━━━ Records to process ━━━
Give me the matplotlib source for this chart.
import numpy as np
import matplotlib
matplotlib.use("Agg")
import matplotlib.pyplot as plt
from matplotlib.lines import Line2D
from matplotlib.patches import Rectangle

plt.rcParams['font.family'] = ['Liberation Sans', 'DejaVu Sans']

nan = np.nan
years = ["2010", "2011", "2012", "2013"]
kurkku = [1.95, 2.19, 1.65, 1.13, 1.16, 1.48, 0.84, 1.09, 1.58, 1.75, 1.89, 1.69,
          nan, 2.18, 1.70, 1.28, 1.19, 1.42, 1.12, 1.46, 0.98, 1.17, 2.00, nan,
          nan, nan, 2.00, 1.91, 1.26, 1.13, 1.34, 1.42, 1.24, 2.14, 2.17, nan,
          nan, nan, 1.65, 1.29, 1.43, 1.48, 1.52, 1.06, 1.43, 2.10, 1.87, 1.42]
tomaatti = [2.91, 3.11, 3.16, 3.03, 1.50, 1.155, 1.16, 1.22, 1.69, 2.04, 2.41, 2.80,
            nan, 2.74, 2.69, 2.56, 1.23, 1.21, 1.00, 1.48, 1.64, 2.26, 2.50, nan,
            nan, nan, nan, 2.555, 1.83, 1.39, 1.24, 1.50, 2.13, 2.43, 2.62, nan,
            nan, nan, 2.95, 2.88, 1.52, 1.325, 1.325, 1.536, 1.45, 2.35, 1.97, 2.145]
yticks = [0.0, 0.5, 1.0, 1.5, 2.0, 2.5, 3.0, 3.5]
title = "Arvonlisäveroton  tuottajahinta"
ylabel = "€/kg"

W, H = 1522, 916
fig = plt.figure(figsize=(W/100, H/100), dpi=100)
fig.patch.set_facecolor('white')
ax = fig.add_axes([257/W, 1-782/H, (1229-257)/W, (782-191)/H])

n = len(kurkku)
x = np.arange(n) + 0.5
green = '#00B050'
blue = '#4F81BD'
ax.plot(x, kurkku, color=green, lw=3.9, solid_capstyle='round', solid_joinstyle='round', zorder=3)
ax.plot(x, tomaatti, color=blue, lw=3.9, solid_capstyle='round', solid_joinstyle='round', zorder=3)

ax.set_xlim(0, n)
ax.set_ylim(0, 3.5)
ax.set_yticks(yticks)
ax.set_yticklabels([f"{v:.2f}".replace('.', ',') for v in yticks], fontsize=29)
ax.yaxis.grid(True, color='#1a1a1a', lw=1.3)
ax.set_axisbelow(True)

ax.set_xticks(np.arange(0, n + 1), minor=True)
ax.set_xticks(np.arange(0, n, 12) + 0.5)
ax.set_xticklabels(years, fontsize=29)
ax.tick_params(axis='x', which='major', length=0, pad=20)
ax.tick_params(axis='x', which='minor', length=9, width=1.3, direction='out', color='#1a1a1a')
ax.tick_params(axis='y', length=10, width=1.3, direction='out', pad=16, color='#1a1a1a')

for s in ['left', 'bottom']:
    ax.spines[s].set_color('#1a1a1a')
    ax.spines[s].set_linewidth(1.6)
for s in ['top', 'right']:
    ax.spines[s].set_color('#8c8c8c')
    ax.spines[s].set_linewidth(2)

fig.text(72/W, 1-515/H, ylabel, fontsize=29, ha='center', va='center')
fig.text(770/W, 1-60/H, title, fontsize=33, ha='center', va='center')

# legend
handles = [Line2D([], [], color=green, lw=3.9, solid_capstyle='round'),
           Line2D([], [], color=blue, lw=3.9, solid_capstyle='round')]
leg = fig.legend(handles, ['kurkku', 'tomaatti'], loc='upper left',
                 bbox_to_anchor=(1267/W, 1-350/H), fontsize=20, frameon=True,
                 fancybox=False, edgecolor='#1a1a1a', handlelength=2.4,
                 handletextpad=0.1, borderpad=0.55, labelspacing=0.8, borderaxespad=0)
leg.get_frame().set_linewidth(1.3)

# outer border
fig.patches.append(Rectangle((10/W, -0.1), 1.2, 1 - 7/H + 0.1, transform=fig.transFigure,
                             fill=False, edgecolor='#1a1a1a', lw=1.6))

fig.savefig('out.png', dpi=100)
━━━
━━━ Records to process ━━━
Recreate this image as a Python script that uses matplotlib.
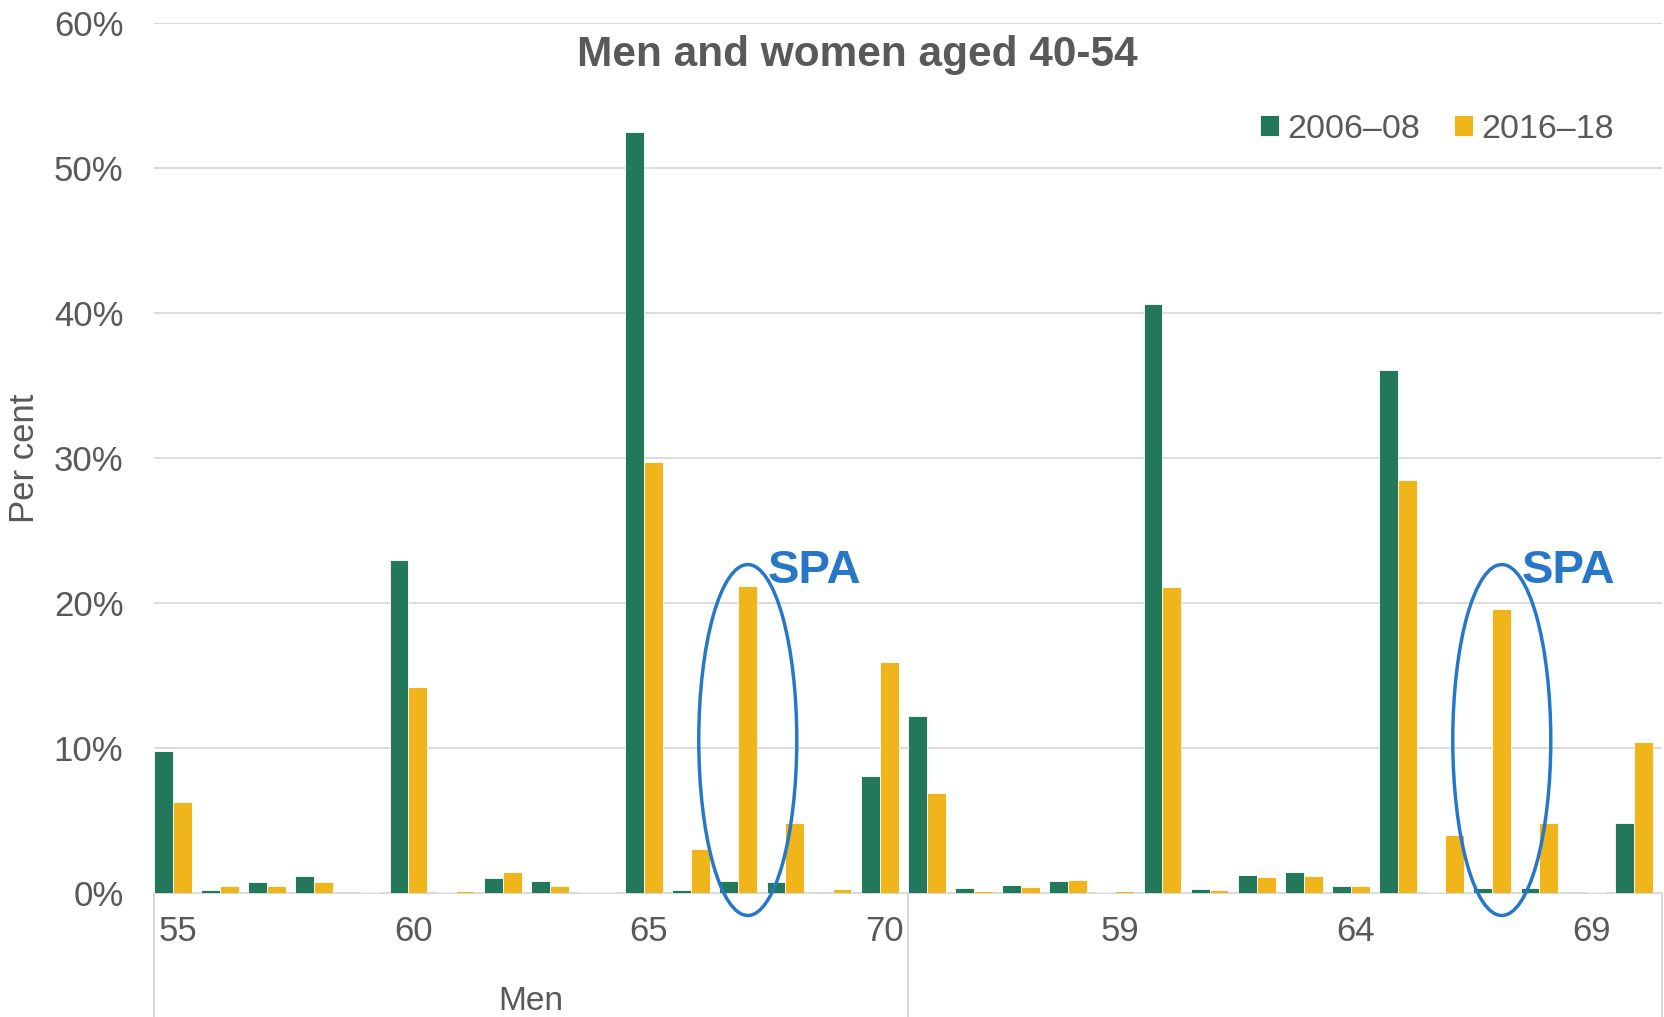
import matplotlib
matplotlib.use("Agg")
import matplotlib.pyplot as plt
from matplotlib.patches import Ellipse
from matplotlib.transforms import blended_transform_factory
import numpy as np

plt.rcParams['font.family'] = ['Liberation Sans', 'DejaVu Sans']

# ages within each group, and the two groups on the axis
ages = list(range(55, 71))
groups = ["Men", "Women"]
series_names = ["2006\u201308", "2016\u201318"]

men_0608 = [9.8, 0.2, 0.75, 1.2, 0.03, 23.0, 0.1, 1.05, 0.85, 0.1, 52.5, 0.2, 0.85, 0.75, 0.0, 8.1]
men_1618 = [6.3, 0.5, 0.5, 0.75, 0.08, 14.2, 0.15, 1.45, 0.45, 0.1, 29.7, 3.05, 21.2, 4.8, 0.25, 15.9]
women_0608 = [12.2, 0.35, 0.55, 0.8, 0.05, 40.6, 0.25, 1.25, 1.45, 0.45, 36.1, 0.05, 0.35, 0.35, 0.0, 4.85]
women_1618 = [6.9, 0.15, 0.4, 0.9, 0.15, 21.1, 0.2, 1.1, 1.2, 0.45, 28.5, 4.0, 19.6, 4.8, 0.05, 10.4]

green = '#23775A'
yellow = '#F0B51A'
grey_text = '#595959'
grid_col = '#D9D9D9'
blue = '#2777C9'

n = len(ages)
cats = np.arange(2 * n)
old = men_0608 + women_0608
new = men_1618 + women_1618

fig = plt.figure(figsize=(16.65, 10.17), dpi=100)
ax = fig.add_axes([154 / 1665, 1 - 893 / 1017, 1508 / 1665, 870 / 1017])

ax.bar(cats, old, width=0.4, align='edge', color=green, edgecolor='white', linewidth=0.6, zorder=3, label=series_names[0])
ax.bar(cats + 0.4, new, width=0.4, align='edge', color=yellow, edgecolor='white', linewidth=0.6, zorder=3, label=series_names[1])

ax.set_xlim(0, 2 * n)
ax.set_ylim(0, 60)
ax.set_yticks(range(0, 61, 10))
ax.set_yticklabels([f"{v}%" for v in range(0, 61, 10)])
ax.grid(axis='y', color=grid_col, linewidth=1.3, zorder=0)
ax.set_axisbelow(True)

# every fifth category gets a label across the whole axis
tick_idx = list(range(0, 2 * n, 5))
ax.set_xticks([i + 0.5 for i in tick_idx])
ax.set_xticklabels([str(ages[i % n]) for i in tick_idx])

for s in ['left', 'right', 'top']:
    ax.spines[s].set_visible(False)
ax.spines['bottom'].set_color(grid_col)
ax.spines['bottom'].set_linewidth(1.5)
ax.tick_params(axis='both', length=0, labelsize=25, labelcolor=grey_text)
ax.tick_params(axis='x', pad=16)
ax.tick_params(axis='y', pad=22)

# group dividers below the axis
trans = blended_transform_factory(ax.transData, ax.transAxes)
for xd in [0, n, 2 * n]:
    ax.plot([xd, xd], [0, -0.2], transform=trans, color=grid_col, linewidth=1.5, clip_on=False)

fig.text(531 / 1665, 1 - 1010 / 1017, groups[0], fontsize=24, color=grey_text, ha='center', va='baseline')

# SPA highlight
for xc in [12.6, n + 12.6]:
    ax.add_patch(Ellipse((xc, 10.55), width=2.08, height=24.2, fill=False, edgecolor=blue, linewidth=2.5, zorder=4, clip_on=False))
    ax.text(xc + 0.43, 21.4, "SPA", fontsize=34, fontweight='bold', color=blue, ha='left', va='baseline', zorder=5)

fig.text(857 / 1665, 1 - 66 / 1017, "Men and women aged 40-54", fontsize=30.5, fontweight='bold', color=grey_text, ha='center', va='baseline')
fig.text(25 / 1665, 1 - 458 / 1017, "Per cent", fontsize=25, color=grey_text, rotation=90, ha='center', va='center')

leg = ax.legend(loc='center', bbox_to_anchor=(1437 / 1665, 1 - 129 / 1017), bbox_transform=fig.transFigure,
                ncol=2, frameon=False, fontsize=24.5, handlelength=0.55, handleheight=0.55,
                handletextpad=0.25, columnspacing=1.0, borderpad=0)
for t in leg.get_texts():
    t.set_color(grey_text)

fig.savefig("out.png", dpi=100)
━━━
━━━ Records to process ━━━
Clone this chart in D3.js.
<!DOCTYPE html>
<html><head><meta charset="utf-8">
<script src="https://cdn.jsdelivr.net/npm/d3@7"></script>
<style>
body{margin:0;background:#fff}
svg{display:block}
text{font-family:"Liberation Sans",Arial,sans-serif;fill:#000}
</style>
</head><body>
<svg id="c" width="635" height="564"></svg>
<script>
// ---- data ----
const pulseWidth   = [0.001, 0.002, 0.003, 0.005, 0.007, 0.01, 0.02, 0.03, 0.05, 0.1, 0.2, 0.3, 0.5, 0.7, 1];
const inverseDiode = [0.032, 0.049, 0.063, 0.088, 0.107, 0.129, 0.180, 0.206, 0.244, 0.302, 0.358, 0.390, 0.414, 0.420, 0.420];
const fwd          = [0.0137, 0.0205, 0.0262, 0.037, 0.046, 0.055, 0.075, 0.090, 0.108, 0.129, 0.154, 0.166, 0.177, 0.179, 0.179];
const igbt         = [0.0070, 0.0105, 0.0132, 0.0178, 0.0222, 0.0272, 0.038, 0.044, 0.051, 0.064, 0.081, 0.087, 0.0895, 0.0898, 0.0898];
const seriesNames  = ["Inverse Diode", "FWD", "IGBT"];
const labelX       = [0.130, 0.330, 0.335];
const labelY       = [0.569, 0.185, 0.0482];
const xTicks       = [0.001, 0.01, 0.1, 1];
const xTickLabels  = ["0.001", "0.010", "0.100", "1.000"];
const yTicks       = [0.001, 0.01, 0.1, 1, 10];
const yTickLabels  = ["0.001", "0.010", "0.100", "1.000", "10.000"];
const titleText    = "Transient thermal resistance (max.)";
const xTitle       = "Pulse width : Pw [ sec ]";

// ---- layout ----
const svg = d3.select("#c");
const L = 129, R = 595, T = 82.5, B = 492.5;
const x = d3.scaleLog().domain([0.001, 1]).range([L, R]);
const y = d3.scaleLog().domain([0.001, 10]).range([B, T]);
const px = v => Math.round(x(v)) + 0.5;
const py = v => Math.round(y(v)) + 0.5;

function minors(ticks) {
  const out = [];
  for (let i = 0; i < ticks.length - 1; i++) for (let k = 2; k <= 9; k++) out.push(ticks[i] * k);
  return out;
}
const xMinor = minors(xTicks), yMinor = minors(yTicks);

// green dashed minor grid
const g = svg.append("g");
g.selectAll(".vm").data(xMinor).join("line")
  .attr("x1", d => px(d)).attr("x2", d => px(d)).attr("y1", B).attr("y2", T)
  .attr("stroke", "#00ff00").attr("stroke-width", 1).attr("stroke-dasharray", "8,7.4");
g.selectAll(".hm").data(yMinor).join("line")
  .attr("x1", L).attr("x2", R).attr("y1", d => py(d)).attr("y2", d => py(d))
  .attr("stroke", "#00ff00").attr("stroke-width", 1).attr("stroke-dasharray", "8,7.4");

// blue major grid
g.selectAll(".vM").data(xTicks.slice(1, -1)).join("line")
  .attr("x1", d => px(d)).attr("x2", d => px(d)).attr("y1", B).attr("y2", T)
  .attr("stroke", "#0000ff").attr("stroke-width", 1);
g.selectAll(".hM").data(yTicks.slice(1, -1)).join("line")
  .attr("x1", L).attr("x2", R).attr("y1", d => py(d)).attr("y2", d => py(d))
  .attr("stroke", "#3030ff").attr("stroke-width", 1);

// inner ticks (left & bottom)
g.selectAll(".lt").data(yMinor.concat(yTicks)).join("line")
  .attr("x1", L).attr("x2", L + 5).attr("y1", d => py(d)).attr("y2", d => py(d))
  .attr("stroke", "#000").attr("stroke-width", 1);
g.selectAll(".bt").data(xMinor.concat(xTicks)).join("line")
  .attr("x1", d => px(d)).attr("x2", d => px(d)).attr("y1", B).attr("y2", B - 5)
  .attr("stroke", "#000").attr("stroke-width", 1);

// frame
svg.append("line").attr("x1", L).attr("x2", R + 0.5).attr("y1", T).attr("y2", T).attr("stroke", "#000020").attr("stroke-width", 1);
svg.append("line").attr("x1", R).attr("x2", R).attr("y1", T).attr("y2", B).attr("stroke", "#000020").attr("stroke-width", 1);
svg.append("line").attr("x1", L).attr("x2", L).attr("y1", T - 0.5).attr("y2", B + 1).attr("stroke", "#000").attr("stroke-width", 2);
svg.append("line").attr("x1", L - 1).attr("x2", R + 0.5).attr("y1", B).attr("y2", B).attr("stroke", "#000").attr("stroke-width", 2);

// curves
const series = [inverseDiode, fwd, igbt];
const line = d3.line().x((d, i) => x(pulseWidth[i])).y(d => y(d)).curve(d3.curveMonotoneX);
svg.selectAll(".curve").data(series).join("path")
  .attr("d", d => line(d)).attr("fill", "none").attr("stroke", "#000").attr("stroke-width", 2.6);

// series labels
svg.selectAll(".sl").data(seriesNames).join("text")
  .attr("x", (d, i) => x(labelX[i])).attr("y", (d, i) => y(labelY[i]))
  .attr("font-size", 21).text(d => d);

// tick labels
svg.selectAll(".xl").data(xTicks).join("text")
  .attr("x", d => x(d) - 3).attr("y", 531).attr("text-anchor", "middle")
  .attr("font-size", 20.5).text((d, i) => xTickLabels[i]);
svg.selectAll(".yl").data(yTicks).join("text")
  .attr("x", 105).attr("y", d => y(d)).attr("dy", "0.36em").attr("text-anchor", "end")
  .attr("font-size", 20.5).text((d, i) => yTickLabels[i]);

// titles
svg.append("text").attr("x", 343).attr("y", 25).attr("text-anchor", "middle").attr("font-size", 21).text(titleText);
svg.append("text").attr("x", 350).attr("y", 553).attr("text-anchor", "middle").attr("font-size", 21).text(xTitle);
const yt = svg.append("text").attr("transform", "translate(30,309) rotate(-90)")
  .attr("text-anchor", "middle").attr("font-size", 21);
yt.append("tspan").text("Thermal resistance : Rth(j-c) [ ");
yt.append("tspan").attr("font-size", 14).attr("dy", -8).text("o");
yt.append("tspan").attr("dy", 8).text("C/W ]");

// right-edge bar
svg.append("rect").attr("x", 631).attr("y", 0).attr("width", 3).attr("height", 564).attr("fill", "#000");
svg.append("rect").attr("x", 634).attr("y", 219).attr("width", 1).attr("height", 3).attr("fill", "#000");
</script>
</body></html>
━━━
=== Exercise directions ===
Give again, exactly as written, only the lines that start at the one with "Recreate this image" and end at the one with "blue = '#2777C9'", both included. Skip any pictures.

=== Output for this exercise ===
Recreate this image as a Python script that uses matplotlib.
import matplotlib
matplotlib.use("Agg")
import matplotlib.pyplot as plt
from matplotlib.patches import Ellipse
from matplotlib.transforms import blended_transform_factory
import numpy as np

plt.rcParams['font.family'] = ['Liberation Sans', 'DejaVu Sans']

# ages within each group, and the two groups on the axis
ages = list(range(55, 71))
groups = ["Men", "Women"]
series_names = ["2006\u201308", "2016\u201318"]

men_0608 = [9.8, 0.2, 0.75, 1.2, 0.03, 23.0, 0.1, 1.05, 0.85, 0.1, 52.5, 0.2, 0.85, 0.75, 0.0, 8.1]
men_1618 = [6.3, 0.5, 0.5, 0.75, 0.08, 14.2, 0.15, 1.45, 0.45, 0.1, 29.7, 3.05, 21.2, 4.8, 0.25, 15.9]
women_0608 = [12.2, 0.35, 0.55, 0.8, 0.05, 40.6, 0.25, 1.25, 1.45, 0.45, 36.1, 0.05, 0.35, 0.35, 0.0, 4.85]
women_1618 = [6.9, 0.15, 0.4, 0.9, 0.15, 21.1, 0.2, 1.1, 1.2, 0.45, 28.5, 4.0, 19.6, 4.8, 0.05, 10.4]

green = '#23775A'
yellow = '#F0B51A'
grey_text = '#595959'
grid_col = '#D9D9D9'
blue = '#2777C9'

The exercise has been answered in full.